Оба автора советуют на свой лад, что делать в период шторма. Идти на свет. Искать его. Вот и весь рецепт. Оба, что характерно, употребляют слово «свет» в его величественном значении: Свет, которые противостоит тьме. «Мир опять сошел с ума, и лишь одно спасет его. Свет рождает свет, а тьма не рождает ничего». («Машина времени»). В этом вопросе БГ буквально вторит коллеге: «Мой ясный свет, даже когда разверзается дно, <…> — подлинный мой провайдер. Рухнут софты и железо сгниет, а мы — мы остаемся одно». Словом, тут у классиков полная симфония. Можно, конечно, сказать, что в течение всего альбома авторы то находят, то снова теряют этот самый свет (прямо как в известной сценке, когда клоун пытается поймать лучик света шляпой). В каком-то смысле оба автора напоминают нам, что поиски света — это все-таки кропотливая работа.
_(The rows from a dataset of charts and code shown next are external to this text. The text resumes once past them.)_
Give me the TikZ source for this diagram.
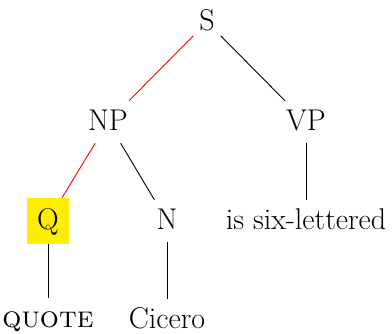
\documentclass[tikz,border=0pt]{standalone}
\definecolor{hl}{RGB}{255,237,0}
\begin{document}
\begin{tikzpicture}[x=1pt,y=-1pt,
  every node/.style={font=\fontsize{30}{35}\selectfont, anchor=base, text height=20pt, text depth=2pt, inner xsep=6pt, inner ysep=10pt},
  qbox/.style={fill=hl, inner xsep=10pt, inner ysep=12pt},
  edge/.style={line width=0.9pt, black},
  redge/.style={line width=0.9pt, red}]
\useasboundingbox (0,0) rectangle (392,334);
\node (S) at (207,31) {S};
\node (NP) at (108,131) {NP};
\node (VP) at (306,131) {VP};
\node[qbox] (Q) at (48,230) {Q};
\node (N) at (167,230) {N};
\node (V) at (306,230) {is six-lettered};
\node (QU) at (48,328) {\textsc{quote}};
\node (C) at (167,329) {Cicero};
\draw[redge] (S) -- (NP);
\draw[edge] (S) -- (VP);
\draw[redge] (NP) -- (Q);
\draw[edge] (NP) -- (N);
\draw[edge] (VP) -- (V);
\draw[edge] (Q) -- (QU);
\draw[edge] (N) -- (C);
\end{tikzpicture}
\end{document}
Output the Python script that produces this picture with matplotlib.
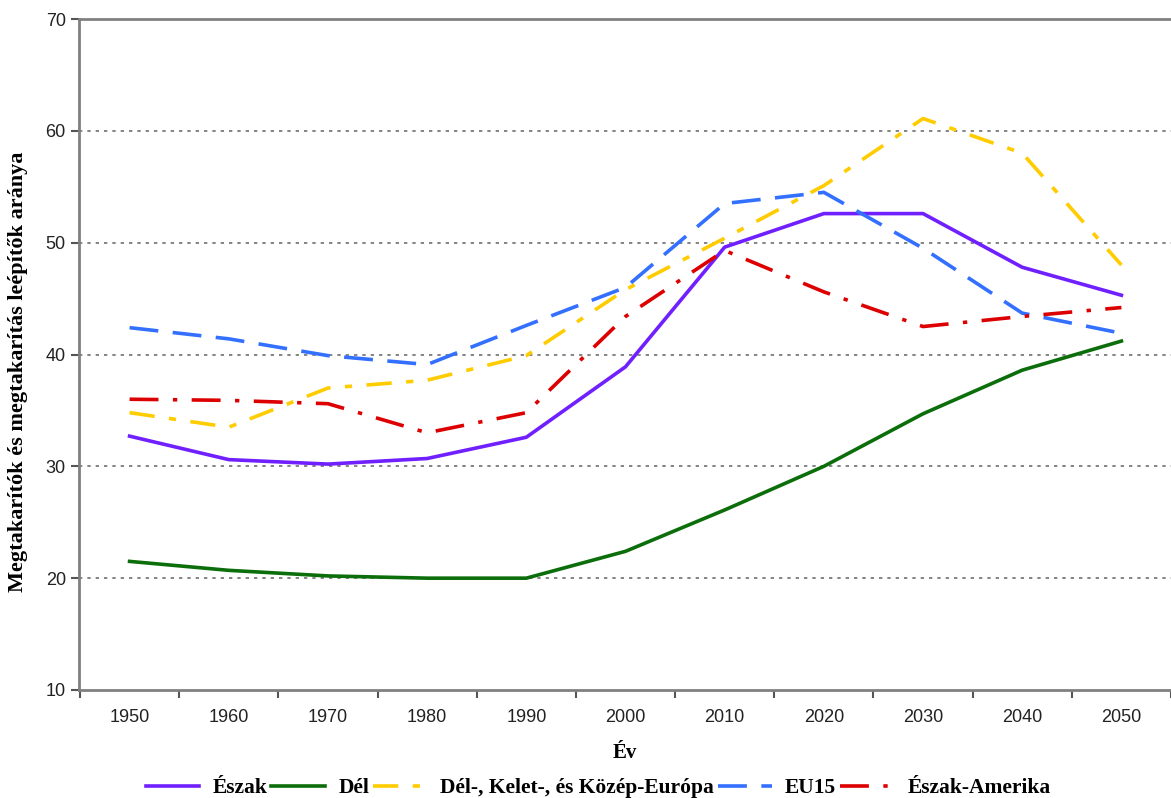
import matplotlib
matplotlib.use("Agg")
import matplotlib.pyplot as plt
import numpy as np

years = ["1950", "1960", "1970", "1980", "1990", "2000", "2010", "2020", "2030", "2040", "2050"]
eszak = [32.7, 30.6, 30.2, 30.7, 32.6, 38.9, 49.6, 52.6, 52.6, 47.8, 45.3]
del_ = [21.5, 20.7, 20.2, 20.0, 20.0, 22.4, 26.1, 30.0, 34.7, 38.6, 41.2]
dke = [34.8, 33.5, 37.0, 37.7, 39.9, 45.8, 50.4, 55.1, 61.1, 58.0, 48.0]
eu15 = [42.4, 41.4, 39.9, 39.1, 42.6, 46.0, 53.5, 54.5, 49.5, 43.7, 41.9]
eam = [36.0, 35.9, 35.6, 33.0, 34.8, 43.4, 49.3, 45.6, 42.5, 43.4, 44.2]
labels = ["Észak", "Dél", "Dél-, Kelet-, és Közép-Európa", "EU15", "Észak-Amerika"]

fig = plt.figure(figsize=(11.71, 7.98), dpi=100)
ax = fig.add_axes([79/1171, 1-690/798, 1-79/1171, (690-19)/798])
x = np.arange(len(years))

lw = 2.6
ax.plot(x, eszak, color="#7020FF", lw=lw, label=labels[0])
ax.plot(x, del_, color="#0B6E0B", lw=lw, label=labels[1])
ax.plot(x, dke, color="#FFCC00", lw=lw, dashes=(7, 4, 2, 4), label=labels[2])
ax.plot(x, eu15, color="#3370FF", lw=lw, dashes=(8, 4), label=labels[3])
ax.plot(x, eam, color="#DD0000", lw=lw, dashes=(8, 4, 1.2, 4), label=labels[4])

ax.set_ylim(10, 70)
ax.set_yticks([10, 20, 30, 40, 50, 60, 70])
ax.set_xlim(-0.51, 10.44)
ax.set_xticks(x)
ax.set_xticklabels(years)
ax.set_xticks(np.arange(-0.5, 11, 1), minor=True)
ax.tick_params(axis="x", which="major", length=0, pad=14)
ax.tick_params(axis="x", which="minor", length=6, width=1.5, color="#555555", direction="out")
ax.tick_params(axis="y", length=6, width=1.5, color="#555555", direction="out")
for lab in ax.get_xticklabels() + ax.get_yticklabels():
    lab.set_fontfamily("Liberation Sans")
    lab.set_fontsize(13)
    lab.set_color("#222222")

for yv in [20, 30, 40, 50, 60]:
    ax.axhline(yv, color="#707070", lw=1.2, ls=(0, (2, 3)), zorder=0)

for s in ["left", "bottom", "top"]:
    ax.spines[s].set_color("#808080")
    ax.spines[s].set_linewidth(2)
ax.spines["right"].set_visible(False)

ax.set_xlabel("Év", fontfamily="Liberation Serif", fontweight="bold", fontsize=15, labelpad=12)
fig.text(18/1171, 1-372/798, "Megtakarítók és megtakarítás leépítők aránya", rotation=90,
         ha="center", va="center", fontfamily="Liberation Serif", fontweight="bold", fontsize=16)

handles, labs = ax.get_legend_handles_labels()
leg = fig.legend(handles, labs, loc="center", bbox_to_anchor=(598/1171, 1-788/798), ncol=5,
                 frameon=False, handlelength=2.5, handletextpad=0.6, columnspacing=0.2,
                 borderpad=0, borderaxespad=0,
                 prop={"family": "Liberation Serif", "weight": "bold", "size": 15.5})

fig.savefig("out.png", dpi=100)
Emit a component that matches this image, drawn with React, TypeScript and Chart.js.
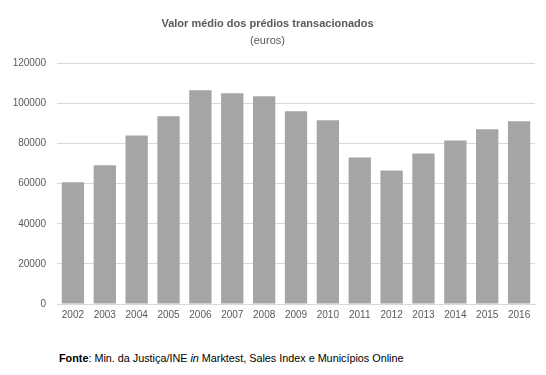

Но есть, однако, и несколько позиций, по которым классики между собой спорят. Заглавная песня у БГ: «Пошел вон! Вон, Вавилон! Твои души взяты в полон. Но ты не живой, ты — клон». Макаревич отвечает ему: «Я согласен петь "пошел вон, Вавилон", жаль, что сам никуда не уходит он».
Это старый спор между классиками: какой путь оптимален для спасения души? Не замечать, игнорировать навязываемую политическую реальность (а она всегда по определению будет уже человеческой души) или все-таки участвовать в ней, считаться, замечать, тем самым отдавая душу на «обтесание» обществом?..
Рок-музыка у нас всегда играла на поле публицистики, так что обоих музыкантов можно воспринимать и в качестве лидеров общественных настроений. Оба автора не впадают в пессимизм — это важно отметить. При этом оба по характеру — затворники, так что общемировой «затвор» для них в какой-то степени комфортен. Но все равно за всей бравадой чувствуется некоторая общая «растерянность гуманитария». Конечно, нельзя бросать любимое дело; наоборот, следует воспользоваться вынужденной паузой и провести «нулевое время» с пользой, что нам и демонстрируют авторы. Не терять себя, помнить о надежде и сохранять дистанцию. Кстати, понятие дистанции — многообразное, богатое, казалось бы, а почти никак в нынешних песнях не обыграно. Скорее всего потому, что всем уже опостылело. Правда, у Макаревича альбом называется «В метре». Игра смыслов: мы все в метре от пропасти, но этот же метр оказывается и спасительным.
Итак, стихия ставит под сомнение само понятие разумности в качестве универсального критерия. Тем самым нанося удар по другим базовым понятиям: рациональности, вере в просвещение, учености... В этом смысле показательна песня БГ «Эй, грамотей», которая не вошла в альбом, но предваряла его в качестве сингла. Под мрачно-спокойный блюзовый аккомпанемент констатируется общий кризис гуманитарности: «Смотри, грамотей! Людей здесь меньше, чем стен. Случись что — и уже не спасет CNN. На улицах больше нет никого, ктo бы ждал перемен». Заметим этот парадокс: те, кто выходит на улицы, тоже не ждут перемен. Как так может быть? Зачем же они тогда выходят? Как говорится, запишем это в загадки. Возможно, что сама стихия в итоге и подарит новый смысл или укажет путь к нему. Для этого нужно самому слиться со стихией (стать штормом, как уже было сказано). Почувствовать ее энергию, не боясь смотреть, куда вынесет. Это можно трактовать как призыв к гуманитарной смелости. Прелесть обоих авторов в том, что на самом деле они не скрывают своей растерянности от уже подступающей неопределенности, хотя и бодрятся. Оба отливают в отточенных формулировках свою неуверенность в будущем. Вот это, вероятно, самое симпатичное в альбомах, и роднит их с нашим тревожным мироощущением.